Monday, April 28, 2014

Lottery Winners Plead Guilty to Benefit Fruad

A couple from the North East of England kept their £250,000 UK National Lottery winnings a secret so they could claim benefits.

Newcastle Crown was told Alfred Wells, 64, and Patricia Marshall, 55, claimed £41,638 in pension credit, housing benefit and council tax benefit they were not entitled to due to the tidy sum of money they had sitting in the bank.

Wells received his £250,000 National Lottery windfall in 2008. The former South Tyneside Council worker also received a further £38,000 when he retired, but he and Marshall told benefits officers they only had between £700 and £800 in savings. The payments they received between 2008 and 2013 were calculated accordingly.

Between September 2008 and December 2008 Marshall received a further £591 in housing benefit and council tax benefit by claiming she lived alone when in actual fact she was living with Wells.

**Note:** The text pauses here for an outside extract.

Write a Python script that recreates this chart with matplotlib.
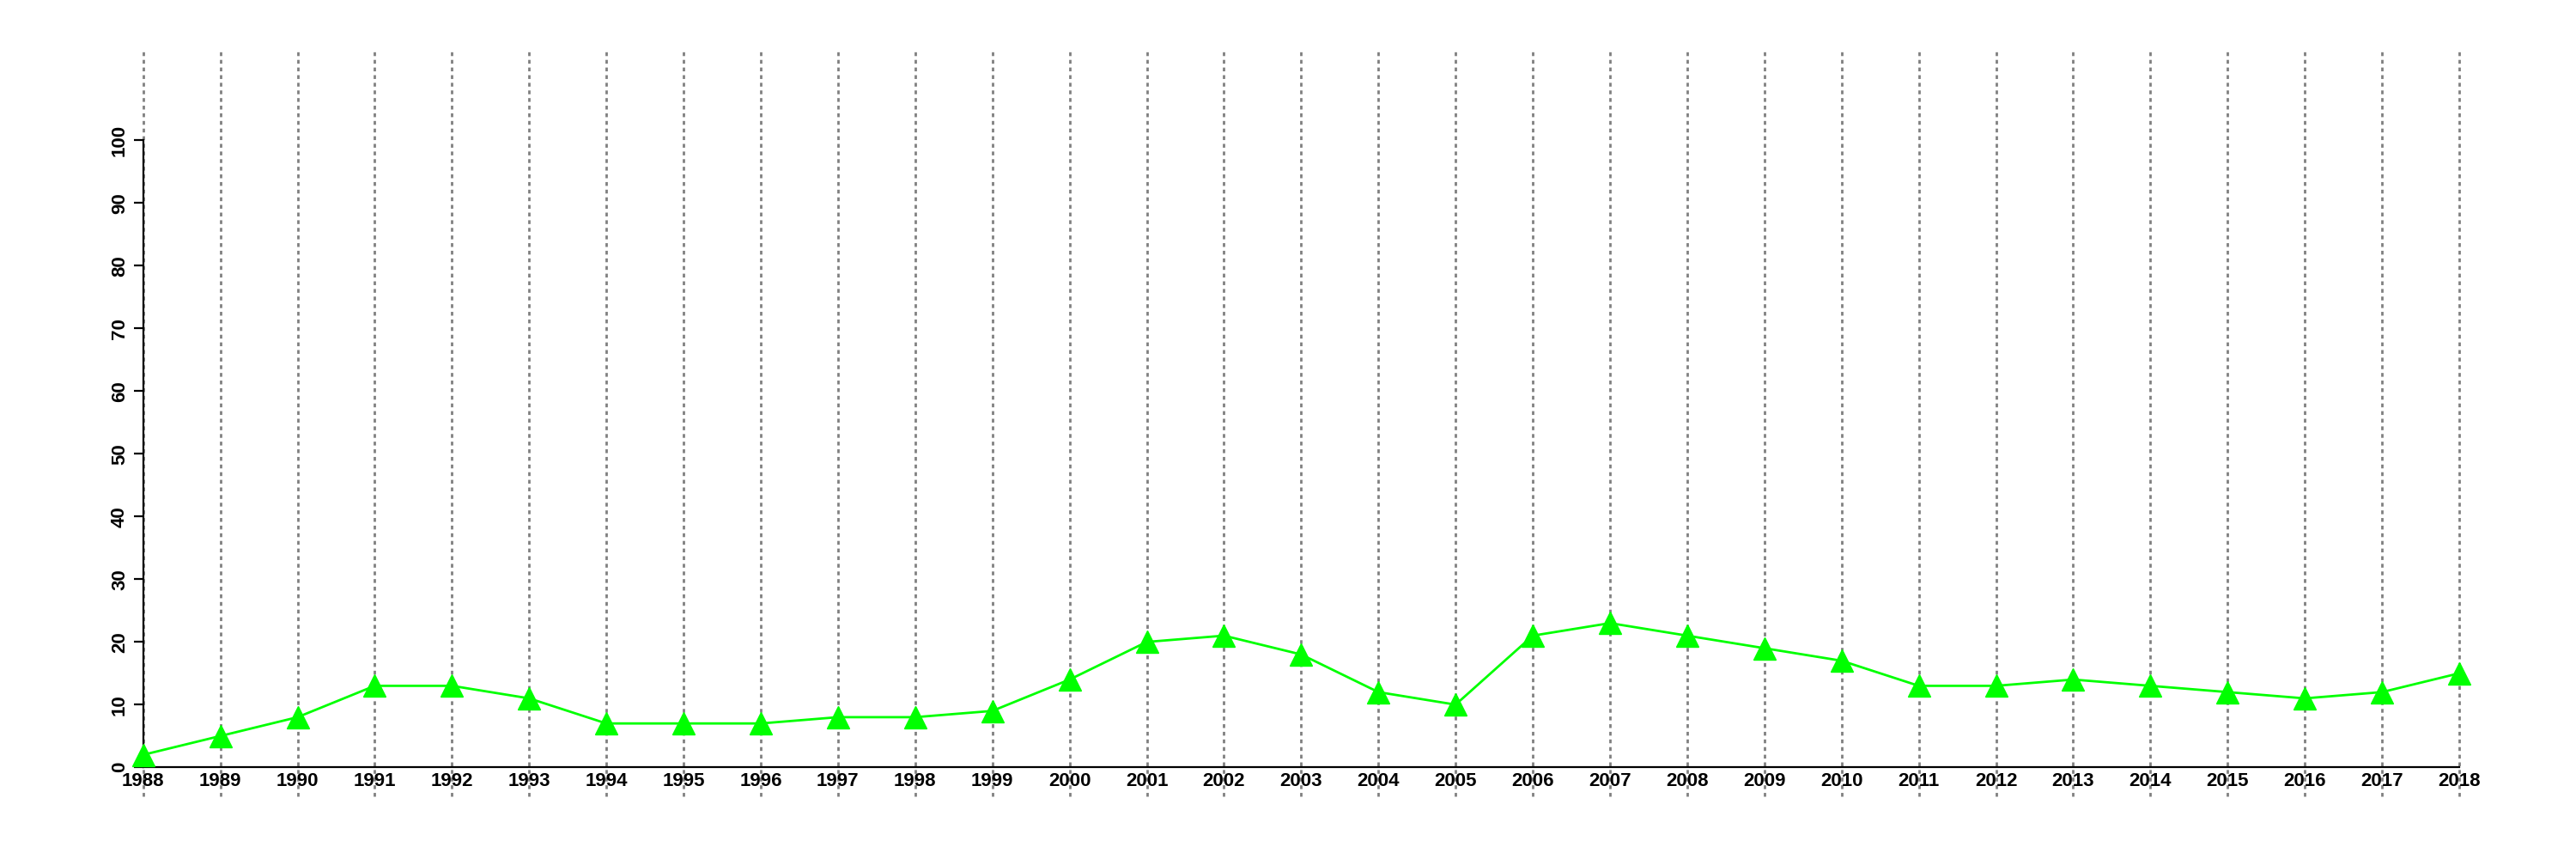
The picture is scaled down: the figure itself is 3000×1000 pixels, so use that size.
import matplotlib
matplotlib.use("Agg")
import matplotlib.pyplot as plt

# Yearly series, one triangle per year.
years = list(range(1988, 2019))
values = [2, 5, 8, 13, 13, 11, 7, 7, 7, 8, 8, 9, 14, 20, 21, 18,
          12, 10, 21, 23, 21, 19, 17, 13, 13, 14, 13, 12, 11, 12, 15]
y_ticks = [0, 10, 20, 30, 40, 50, 60, 70, 80, 90, 100]

plt.rcParams["font.family"] = ["Liberation Sans", "DejaVu Sans"]
plt.rcParams["font.weight"] = "bold"

fig = plt.figure(figsize=(30, 10), dpi=100)
ax = fig.add_axes([166.7 / 3000, 1 - 893.3 / 1000,
                   (2864 - 166.7) / 3000, (893.3 - 163.3) / 1000])

ax.set_xlim(years[0], years[-1])
ax.set_ylim(0, 100)

# dotted year lines running past the plot box
ax.vlines(years, -4.6, 114.1, colors="#808080", linestyles=(0, (1.6, 1.6)),
          linewidth=2, clip_on=False, zorder=1)

ax.plot(years, values, color="#00ff00", linewidth=2, marker="^",
        markersize=19, markerfacecolor="#00ff00", markeredgecolor="#00ff00",
        clip_on=False, zorder=3)

for side in ["top", "right"]:
    ax.spines[side].set_visible(False)
ax.spines["left"].set_bounds(0, 100)
ax.spines["bottom"].set_bounds(years[0], years[-1])
ax.spines["left"].set_linewidth(1.6)
ax.spines["bottom"].set_linewidth(1.6)

ax.set_xticks(years)
ax.set_xticklabels([str(y) for y in years], fontsize=16, fontweight="bold")
ax.tick_params(axis="x", length=0, pad=4)

ax.set_yticks(y_ticks)
ax.set_yticklabels([str(v) for v in y_ticks], fontsize=16,
                   fontweight="bold", rotation=90, va="center")
ax.tick_params(axis="y", length=8, width=1.6, pad=4)

fig.savefig("out.png", dpi=100, facecolor="white")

When Wells won the lottery he made a generous donation to charity and also gave some money to his family, but at the time of their claim the couple had £171,000 in savings.

When they were arrested in August 2013 Wells said "All I am saying is hands up. I have been caught."

Lee Fish, prosecuting, told the court: "Both defendants were interviewed on August 1, last year, and in interview accepted that they had made these applications for benefits out of sheer greed."

"I have been an idiot, a fraudster, whatever you are going to call it," Wells admitted, pleading guilty to two counts of benefit fraud.

Marshall pleaded guilty to three counts of benefit fraud.

Judge Debbie Sherwin sentenced the couple to eight months imprisonment, suspended for two years, and they were each told they must perform 100 hours of community service and pay £170 in prosecution costs.